There is absolutely zero way to spin the performance of Supergirl over the weekend, the film coming in below even not-great expectations. Supergirl made $38 million in its domestic opening weekend, less than a third of Superman and below all-time horrors like Morbius at $39 million. It has a rarely rotten 56% Rotten Tomatoes critic score, something only three MCU movies ever have had. It also has a B-minus audience rating on Cinemascore, poor for a superhero movie in the context of that metric.
What went wrong here? Why is Supergirl this scale of a disaster on almost every level? A number of reasons:
Picking Supergirl At All – You can make the argument that even if Supergirl was a better movie, it still probably would have underperformed. Having Supergirl go second after Superman in this precarious DCU launch window felt like a mistake at baseline. James Gunn seemed to understand that anchoring the universe with a strong start and a “main” hero, Superman, was important. But then moving directly to his cousin, same powers, same suit, but different attitude as the next blockbuster instead of a larger fixture like Wonder Woman, Batman, The Flash, any other main JLA member, really, was doing Kara a disservice, and she may never have even had a chance with this positioning.
Director Craig Gillespie – If there is one person at the root of why the actual film is bad, not necessarily the decisions to get there, it is director Craig Gillespie, who has never attempted any kind of project like this at all, and it shows. Supergirl often plays like a poor James Gunn impression, full of trashy space bars, needle drops and slow-motion fight scenes spinning around in a circle.

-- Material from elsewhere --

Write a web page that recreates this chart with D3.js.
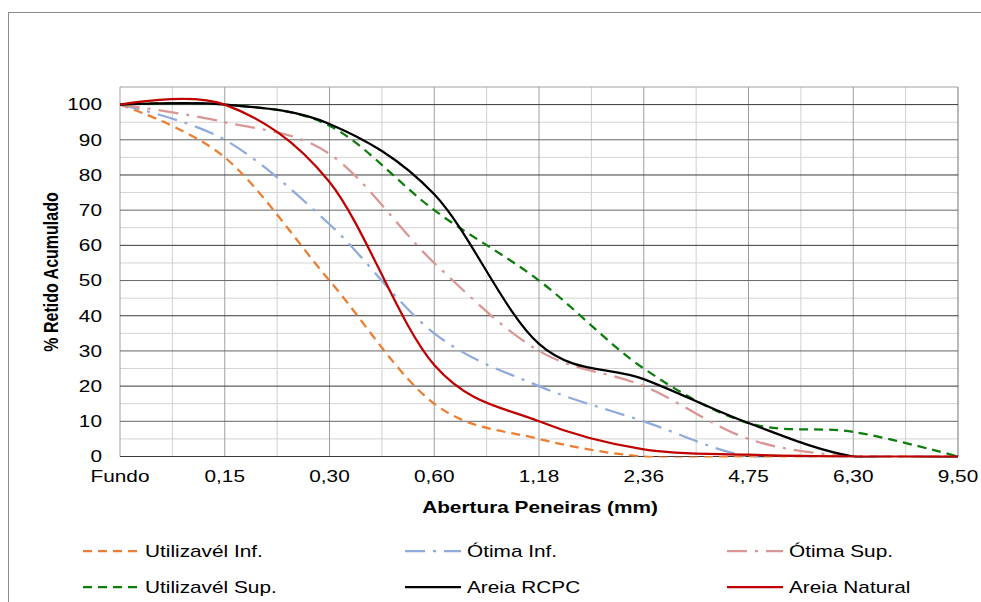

But all of it is just…worse than Gunn’s films, like someone tracing a picture with an unsteady hand, and it’s the main thing that wastes Milly Alcock’s performance, which may be the only bright spot of the movie.
Writer Ana Nogueira – Nogueira reportedly impressed James Gunn with her Supergirl script, so much she’s now working on both Wonder Woman and Teen Titans. Her take on Tom King’s Woman of Tomorrow comic story may not be full of terrible dialogue, but its structure, combined with the directing, is certainly something that didn’t work well here. It does not help that in interviews she actively states things about the comic that simply are not true (saying Krem dies in an ambiguous scene, with author Tom King saying it wasn’t supposed to be ambiguous at all that he didn’t die). A fantastic script could have helped save this film, but a passable one didn’t cut it.
Visual Effects – It seems to be a coin flip in 2026 whether your big blockbuster TV show or movie is going to actually spend tens of millions of dollars to look great, or look awful. Last night’s House of the Dragon showed us what a win looks like. Supergirl is a clear loss. It’s a visual mess, both from an art direction perspective (the comic it’s based on is notoriously gorgeous) and a final third of the movie that looks like it was shot on a soundstage, characters hanging out in a bland desert, a place that Mad Max made look gorgeous, but here is muddy and uninteresting. This is not a problem unique to Supergirl these days, but it is a strike against the film here.
James Gunn’s Judgment – The buck still has to stop with Gunn. He’s the one who approved of and raved about the script. He picked Gillespie to direct. He picked Supergirl’s placement in the DCU timeline. He even picked the final needle drop, according to Gillespie, that has turned into a widely mocked meme and makes up probably half the conversation of the film online. This is the first real example of Gunn not being able to put together a good film as a universe architect rather than an actual writer and director, which he is good at. It has raised concerns about the future of the DCU, even if we’re still incredibly early into its run.
It’s not a good situation when your film has a well-cast star as its bright spot, and its only bright spot. If nothing else that surrounds her performance is good, there’s only so much she can do. And the immense amount of pressure of a character like this being just the second leg of a huge universe didn’t help either. Supergirl didn’t work as a film on any level, and its box office is about to reflect that, a historic miss that even DC’s Peter Safran couldn’t wait the weekend to address. Clayface and Lanterns are the next tests later this year, and DC cannot afford a repeat of what happened here.